I don’t like the idea of qualia space, another of Tononi’s concepts, either. As Dennett nearly said, what qualia space? To have an orderly space of this kind you must be able to reduce the phenomenon in question to a set of numerical variables which can be plotted along axes. Nobody can do this with qualia; nobody knows if it is even possible in principle. When Wundt and his successors set out to map the basic units of subjective experience, they failed to reach agreement, as Tononi mentions. As an aspiration qualia space might be reasonable, but you cannot just assume it’s OK, and doing so raises a fear that Tononi has unconsciously slipped from thinking about real qualia to thinking about sense-data or some other tractable proxy. People do that a lot, I’m afraid.

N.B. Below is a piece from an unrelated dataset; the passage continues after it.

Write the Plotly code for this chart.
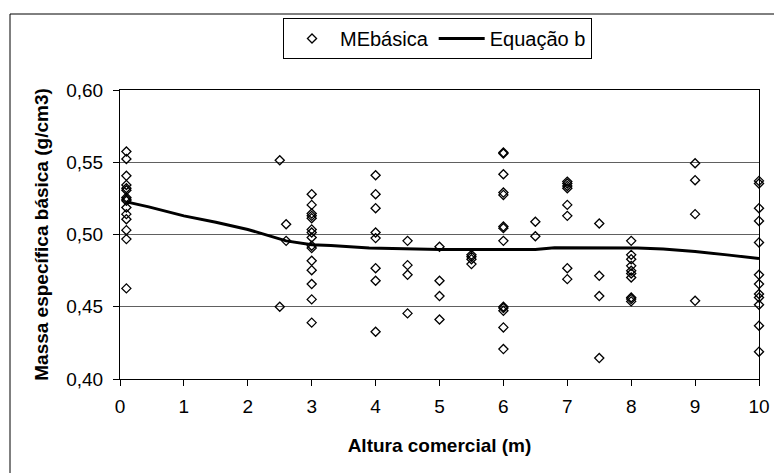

One implication of the theory which I don’t much like is the sliding scale of consciousness it provides. If the level of consciousness relates to the quantity of information integrated, then it is infinitely variable, from the extremely dim awareness of a photodiode up through flatworms to birds, humans and – why not – to hypothetical beings whose consciousness far exceeds our own. Without denying that consciousness can be clear or dim, I prefer to think that in certain important respects there are plateaux: that for moral purposes, in particular, enough is enough. A certain level of consciousness is necessary for the awareness of pain, but being twice as bright doesn’t make my feelings twice as great. I need a certain level of consciousness to be responsible for my own actions, but having a more massive brain doesn’t thereafter make me more responsible. Not, of course, that Tononi is saying that, exactly: but if super-brained aliens land one day and tell us that their massive information capacity means their interests take precedence over ours, I hope Tononi isn’t World President.
All that said, I ought to concede that in broad terms I think it’s quite likely Tononi is right: it probably is the integration of information that gives rise to consciousness. We just need more clarity about how – and about what that actually means.